How COVID-19 Has Impacted the Jewelry Industry and How Businesses Can Adapt

 (photo credit: LEAH KELLEY FROM PEXELS)
If you run a jewelry business, you are probably well aware of how COVID-19 has halted in-person shopping for many industries. You will see that your sales have gone down since you were likely unable to open your store for at least a few weeks. While retail locations have been allowed to re-open in many places around the world, you’re still probably seeing the effects COVID-19 has had on your business. There are some great ways you can turn things around and get back to business as usual.
Jewelry Sales During COVID-19
According to some reports, jewelry sales dropped by as much as 82 percent during the initial stages of the coronavirus when people were quarantined at home and retail shops were shuttered across the globe. According to Edahn Golan, jewelry sales in February of 2020 were $2.65 billion, but had dropped to only $470 million in April. Though April tends to be a slower month in the jewelry business, this level of sales hasn’t been seen since the 1980s. May reported an increase in sales and experts predict that the jewelry business will continue to bounce back as 2020 goes forward.
Weddings and Jewel Sales During the Pandemic
Because many weddings and engagements were postponed due to the coronavirus pandemic, the sales of lab grown diamonds dropped by 72 percent, which brought the prices of such jewels down by about 13 percent. However, in May, the increase in lab grown diamond sales went up by 150 percent, indicating that the market is set to bounce back in the coming months as people start again to book weddings and buy engagement rings.
Independent Jewelry Sales and Small Businesses
For people who operate a small jewelry business, the impact of COVID-19 has seen a shift from in-person sales to online sales. This is perhaps the biggest indicator of where the jewelry industry is headed as a result of the pandemic. Learning a new normal happened nearly overnight for many small businesses and making changes and figuring out how to proceed is something that is going to impact how these small businesses are run for many years to come.
Virtual Networking
One of the biggest trends seen from the pandemic is the shift to more virtual ways of running a business. Proactive brands spent time during the quarantine building their online presence via social media. For example, some of them made connections on Instagram, creating the opportunity to secure future customers based on that relationship.
Another way that proved successful was jewelers making use of their own websites, social media platforms and YouTube to sell diamonds. For example, video technology used by leading online jewelers bridges the sales funnel enabling customers see products in as close a way to a personal inspection as possible without visiting a store.
Many brands set records for online sales during the quarantine, Sotheby’s being one of them. This is likely because customers weren’t able to visit brick and mortar stores, but also had extra money on hand since they couldn’t spend it on dining out, vacations, and traditional shopping trips.

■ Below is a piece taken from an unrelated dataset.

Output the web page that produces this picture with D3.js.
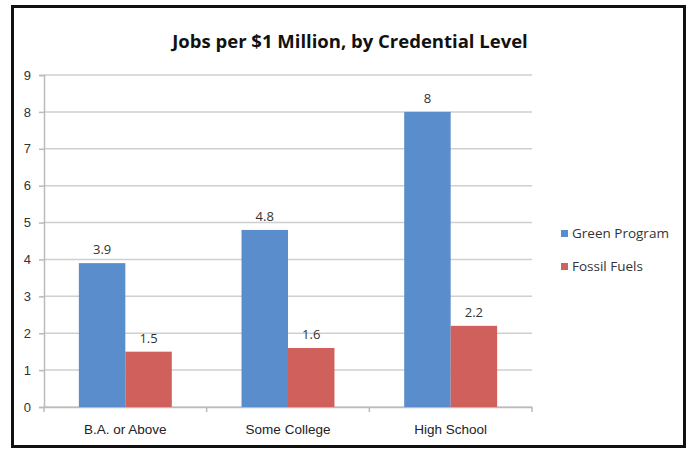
<!DOCTYPE html>
<html>
<head>
<meta charset="utf-8">
<script src="https://cdn.jsdelivr.net/npm/d3@7"></script>
<style>
  body { margin: 0; background: #fff; }
  svg { display: block; font-family: "Open Sans", "Liberation Sans", sans-serif; }
</style>
</head>
<body>
<svg id="chart" width="696" height="450"></svg>
<script>
const categories = ["B.A. or Above", "Some College", "High School"];
const seriesNames = ["Green Program", "Fossil Fuels"];
const greenValues = [3.9, 4.8, 8];
const fossilValues = [1.5, 1.6, 2.2];
const yTicks = [0, 1, 2, 3, 4, 5, 6, 7, 8, 9];
const colors = ["#5a8dcc", "#d0605c"];

const svg = d3.select("#chart");

// frame
svg.append("rect")
  .attr("x", 12.5).attr("y", 6.5)
  .attr("width", 672).attr("height", 440)
  .attr("fill", "#fff")
  .attr("stroke", "#111")
  .attr("stroke-width", 3);

svg.append("text")
  .attr("x", 350).attr("y", 48)
  .attr("text-anchor", "middle")
  .attr("font-size", 18.5)
  .attr("font-weight", "bold")
  .attr("fill", "#111")
  .text("Jobs per $1 Million, by Credential Level");

const plot = { left: 44, right: 532, top: 75, bottom: 407 };

const x = d3.scaleBand().domain(categories).range([plot.left, plot.right]);
const y = d3.scaleLinear().domain([0, 9]).range([plot.bottom, plot.top]);

// gridlines
svg.append("g").selectAll("line")
  .data(yTicks)
  .enter().append("line")
  .attr("x1", plot.left).attr("x2", plot.right)
  .attr("y1", d => y(d)).attr("y2", d => y(d))
  .attr("stroke", "#cfcfcf")
  .attr("stroke-width", 1.5);

// y axis
const yAxis = svg.append("g")
  .attr("transform", `translate(${plot.left},0)`)
  .call(d3.axisLeft(y).tickValues(yTicks).tickSize(5).tickPadding(8));
yAxis.select(".domain").attr("stroke", "#bbb").attr("stroke-width", 1.5);
yAxis.selectAll(".tick line").attr("stroke", "#bbb").attr("stroke-width", 1.5);
yAxis.selectAll("text").attr("font-size", 13).attr("fill", "#333");

// x axis
const xAxis = svg.append("g")
  .attr("transform", `translate(0,${plot.bottom})`)
  .call(d3.axisBottom(x).tickSize(0).tickPadding(17));
xAxis.select(".domain").attr("stroke", "#bbb").attr("stroke-width", 1.5);
xAxis.selectAll("text").attr("font-size", 13.5).attr("fill", "#222");
xAxis.selectAll(".sep")
  .data(d3.range(categories.length + 1))
  .enter().append("line")
  .attr("x1", i => plot.left + i * x.step()).attr("x2", i => plot.left + i * x.step())
  .attr("y1", 0).attr("y2", 5)
  .attr("stroke", "#bbb").attr("stroke-width", 1.5);

// bars: gap width 150%
const inner = d3.scaleBand().domain(seriesNames)
  .range([0, x.bandwidth()]).paddingOuter(0.75).paddingInner(0);

const rows = categories.map((c, i) => ({ cat: c, vals: [greenValues[i], fossilValues[i]] }));

const groups = svg.append("g").selectAll("g")
  .data(rows)
  .enter().append("g")
  .attr("transform", d => `translate(${x(d.cat)},0)`);

groups.selectAll("rect")
  .data(d => d.vals.map((v, j) => ({ name: seriesNames[j], v, j })))
  .enter().append("rect")
  .attr("x", d => inner(d.name))
  .attr("y", d => y(d.v))
  .attr("width", inner.bandwidth())
  .attr("height", d => y(0) - y(d.v))
  .attr("fill", d => colors[d.j]);

groups.selectAll("text")
  .data(d => d.vals.map((v, j) => ({ name: seriesNames[j], v, j })))
  .enter().append("text")
  .attr("x", d => inner(d.name) + inner.bandwidth() / 2)
  .attr("y", d => y(d.v) - 9)
  .attr("text-anchor", "middle")
  .attr("font-size", 13)
  .attr("fill", "#333")
  .text(d => d.v);

// legend
const legend = svg.append("g").attr("transform", "translate(561,230)");
const items = legend.selectAll("g")
  .data(seriesNames)
  .enter().append("g")
  .attr("transform", (d, i) => `translate(0,${i * 33})`);
items.append("rect")
  .attr("width", 7).attr("height", 7)
  .attr("fill", (d, i) => colors[i]);
items.append("text")
  .attr("x", 11).attr("y", 8)
  .attr("font-size", 13.5)
  .attr("fill", "#333")
  .text(d => d);
</script>
</body>
</html>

Why Customers are Still Buying
photo credit:Andrea Piacquadio from Pexelsphoto credit:Andrea Piacquadio from Pexels
Despite the massive drop in jewelry sales during March and April of 2020, things seem to be on the rise again. According to data published in Business Weekly, people used their time in quarantine to evaluate their life and their values and many of them are now purchasing jewelry as a self-care measure to reward themselves for their time in quarantine. Others are buying jewelry for loved ones as a way to acknowledge the difficulties we’ve been through during the pandemic. Another reason why jewelry sales are seeing a rise is because people are shopping as a way to escape the reality of what’s happening in the world.
Direct to Consumer Jewelry Sales
As things continue to go back to normal, those in the jewelry industry are seeing another trend, that being that direct to consumer sales are on the rise. Because jewelry brands had to get creative during quarantine, they spent more time appealing to specific customers, which works because it makes those potential buyers feel valued and important. By tailoring what they are selling, these brands are able to bring in specific clients and market the items they are looking for. Most experts agree that this will continue, even as traditional jewelry stores are able to open back up and return to business as usual.
Much like other businesses, the pandemic had both a positive and a negative impact on the jewelry industry. While sales may have dropped for a couple of months, sellers have found innovative new ways to reach customers, something that will carry them forward, even when the pandemic is over.